The American Bar Association declared its intent to help develop solutions to rebuild citizens’ trust in the law
The American Bar Association (ABA) has commented on the protests in the US that erupted following the death of George Floyd in Minneapolis on 25 May.
Floyd had been taken into custody by police officers on suspicion of forgery, and in a video that went viral on social media, the 46-year-old died after a cop held him down by the neck with a knee, despite Floyd’s protests that he could not breathe.
The incident was the latest in a string of killings this year that involved unarmed African Americans, including Ahmaud Arbery in Georgia and Breonna Taylor in Kentucky. The deaths ignited a spark that brought the hashtag #BlackLivesMatter back to the forefront and spurred protests—both peaceful and otherwise—across the US.
In a statement released on Friday, ABA President Judy Perry Martinez said that the events in the various US states “underscore the violence against people of colour—including police brutality—that still plagues our country despite the great strides our nation has made in recent decades to advance justice and civil rights.”
Martinez acknowledged citizens’ constitutional rights to stand together publicly in peaceful protest while also acknowledging the justice system’s contributions in upholding the law.
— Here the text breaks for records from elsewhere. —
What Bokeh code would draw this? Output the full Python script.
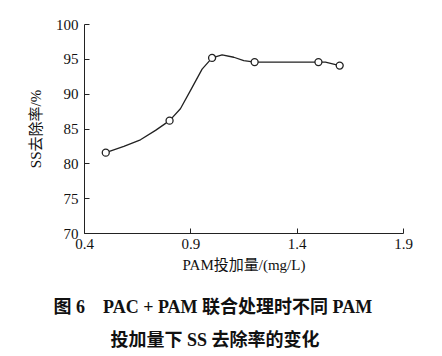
from bokeh.plotting import figure
from bokeh.models import Title, FixedTicker, Range1d
from bokeh.embed import file_html
from bokeh.resources import INLINE

# data
dose = [0.5, 0.8, 1.0, 1.2, 1.5, 1.6]
removal = [81.6, 86.2, 95.2, 94.6, 94.6, 94.1]
# hand-drawn smooth curve
curve_x = [0.5, 0.585, 0.663, 0.734, 0.8, 0.851, 0.898, 0.953, 1.0, 1.047, 1.102, 1.149, 1.2, 1.5, 1.533, 1.6]
curve_y = [81.6, 82.5, 83.45, 84.8, 86.2, 87.9, 90.5, 93.6, 95.2, 95.65, 95.3, 94.8, 94.6, 94.6, 94.6, 94.1]
x_ticks = [0.4, 0.9, 1.4, 1.9]
y_ticks = [70, 75, 80, 85, 90, 95, 100]

SERIF = "Liberation Serif, Noto Sans CJK SC"

p = figure(width=442, height=356, output_backend="svg", toolbar_location=None,
           x_range=Range1d(0.4, 1.9), y_range=Range1d(70, 100),
           min_border_left=84, min_border_right=39, min_border_top=24, min_border_bottom=123)
p.outline_line_color = None
p.grid.visible = False

for ax in (p.xaxis[0], p.yaxis[0]):
    ax.major_tick_in = 5
    ax.major_tick_out = 0
    ax.minor_tick_line_color = None
    ax.axis_line_color = "#222222"
    ax.major_tick_line_color = "#222222"
    ax.major_label_text_font = SERIF
    ax.major_label_text_font_size = "15px"
    ax.major_label_text_color = "#111111"
    ax.axis_label_text_font = SERIF
    ax.axis_label_text_font_size = "15px"
    ax.axis_label_text_font_style = "normal"
    ax.axis_label_text_color = "#111111"

p.xaxis.ticker = FixedTicker(ticks=x_ticks)
p.yaxis.ticker = FixedTicker(ticks=y_ticks)
p.xaxis.major_label_standoff = 5
p.yaxis.major_label_standoff = 6
p.xaxis.axis_label = "PAM投加量/(mg/L)"
p.yaxis.axis_label = "SS去除率/%"
p.xaxis.axis_label_standoff = 5
p.yaxis.axis_label_standoff = 9

p.line(curve_x, curve_y, line_color="#222222", line_width=1.3)
p.scatter(dose, removal, marker="circle", size=7, fill_color="white",
          line_color="#222222", line_width=1.3)

spacer = Title(text=" ", text_font_size="6px", standoff=0)
t1 = Title(text="图 6\u3000PAC + PAM 联合处理时不同 PAM", align="left",
           text_font=SERIF, text_font_size="18px", text_font_style="bold",
           text_color="#111111", offset=-31, standoff=22)
t2 = Title(text="投加量下 SS 去除率的变化", align="left",
           text_font=SERIF, text_font_size="18px", text_font_style="bold",
           text_color="#111111", offset=26, standoff=0)
p.add_layout(spacer, "below")
p.add_layout(t1, "below")
p.add_layout(t2, "below")

open("out.html", "w").write(file_html(p, INLINE))
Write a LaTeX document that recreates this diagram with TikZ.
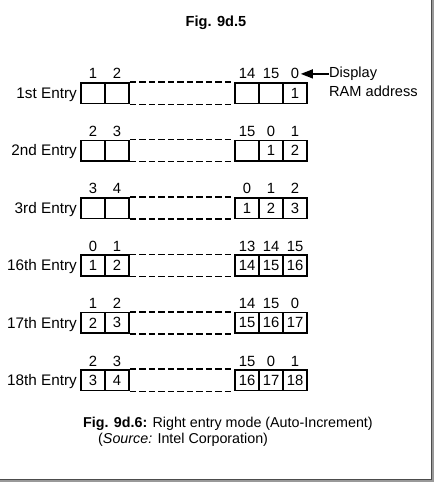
\documentclass[tikz,border=0pt]{standalone}
\usepackage{fontspec}
\setmainfont{Liberation Sans}
\usetikzlibrary{arrows.meta}
\tikzset{
  cell/.style={draw, line width=1.6pt, minimum width=24pt, minimum height=20.5pt, inner sep=0pt, font=\fontsize{14.8}{16}\selectfont},
  topnum/.style={anchor=base, inner sep=1.5pt, font=\fontsize{14.8}{16}\selectfont},
  entry/.style={anchor=base east, inner sep=0pt, font=\fontsize{15.3}{16}\selectfont},
  dashline/.style={line width=1.5pt, dash pattern=on 6.5pt off 3pt},
  txt/.style={inner sep=0pt, font=\fontsize{14.6}{16}\selectfont},
}
\newcommand\entryrow[5]{%
  \foreach \v [count=\k] in {#5} {
    \pgfmathsetmacro\xc{{93,117,247,271,295}[\k-1]}
    \node[cell] (#1b\k) at (\xc, #2+10.25) {\v};
  }
  \foreach \v [count=\k] in {#4} {
    \pgfmathsetmacro\xc{{93,117,247,271,295}[\k-1]}
    \node[topnum] (#1t\k) at (\xc, #2-4) {\v};
  }
  \node[entry] (#1lab) at (77, #2+15.5) {#3};
  \draw[dashline] (#1b2.north east) -- (#1b3.north west);
  \draw[dashline] (#1b2.south east) -- (#1b3.south west);
}
\begin{document}
\begin{tikzpicture}[x=1pt, y=-1pt]
\useasboundingbox (0,0) rectangle (436,484);
% frame shadow
\draw[line width=1.6pt, black!70] (431.5,0) -- (431.5,479.5) -- (0,479.5);
\draw[line width=1.4pt, black!40] (433,0) -- (433,481) -- (0,481);
% title
\node[txt, anchor=base, font=\fontsize{14.6}{16}\selectfont\bfseries] (title) at (216,27) {Fig. 9d.5};
% rows
\entryrow{r1}{83}{1st Entry}{1,2,14,15,0}{{},{},{},{},1}
\entryrow{r2}{140.4}{2nd Entry}{2,3,15,0,1}{{},{},{},1,2}
\entryrow{r3}{197.8}{3rd Entry}{3,4,0,1,2}{{},{},1,2,3}
\entryrow{r4}{255.2}{16th Entry}{0,1,13,14,15}{1,2,14,15,16}
\entryrow{r5}{312.6}{17th Entry}{1,2,14,15,0}{2,3,15,16,17}
\entryrow{r6}{370}{18th Entry}{2,3,15,0,1}{3,4,16,17,18}
% display RAM address
\node[txt, anchor=base west] (disp) at (329,78) {Display};
\node[txt, anchor=base west] (ram) at (329,96) {RAM address};
\draw[line width=1.3pt, -{Triangle[length=12pt, width=9pt]}] (disp.west |- r1t5.east) -- (r1t5.east);
% caption
\node[txt, anchor=base west, font=\fontsize{14.3}{16}\selectfont] (cap1) at (83,427) {\textbf{Fig. 9d.6:} Right entry mode (Auto-Increment)};
\node[txt, anchor=base west, font=\fontsize{14.3}{16}\selectfont] (cap2) at (98,443) {(\textit{Source:} Intel Corporation)};
\end{tikzpicture}
\end{document}
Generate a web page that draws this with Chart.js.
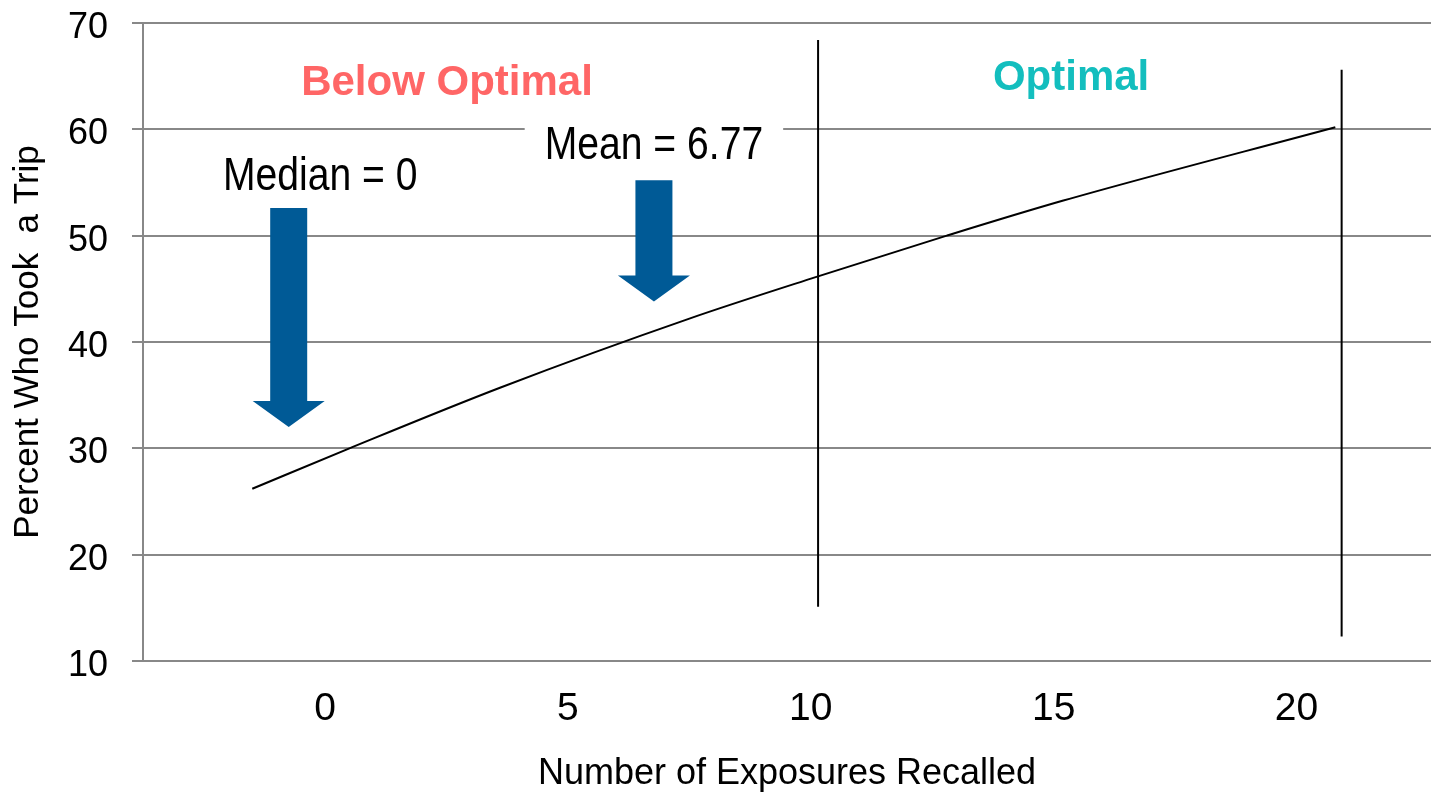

“We recognise that the overwhelming majority of law enforcement officers, prosecutors and judges do their jobs with honour, fairness and integrity, just as the great majority of protesters exercise their constitutional rights to assemble and speak publicly in a peaceful and orderly manner,” she said. “Our society and the safety of the people who comprise it—citizens and law enforcement—rely on the rule of law. But the law must be fairly applied and enforced.”
Respect for the law and authority is “essential,” Martinez said. This underscores the need for citizens to trust in the fairness of the justice system.
“Public trust must be rebuilt and fortified. Reforms must be introduced,” she said.
Martinez announced the ABA’s intent to “join efforts to develop and implement solutions” in this regard.
“These tragic events must not define our nation, and we stand unified in the principle of equal justice for all,” she said.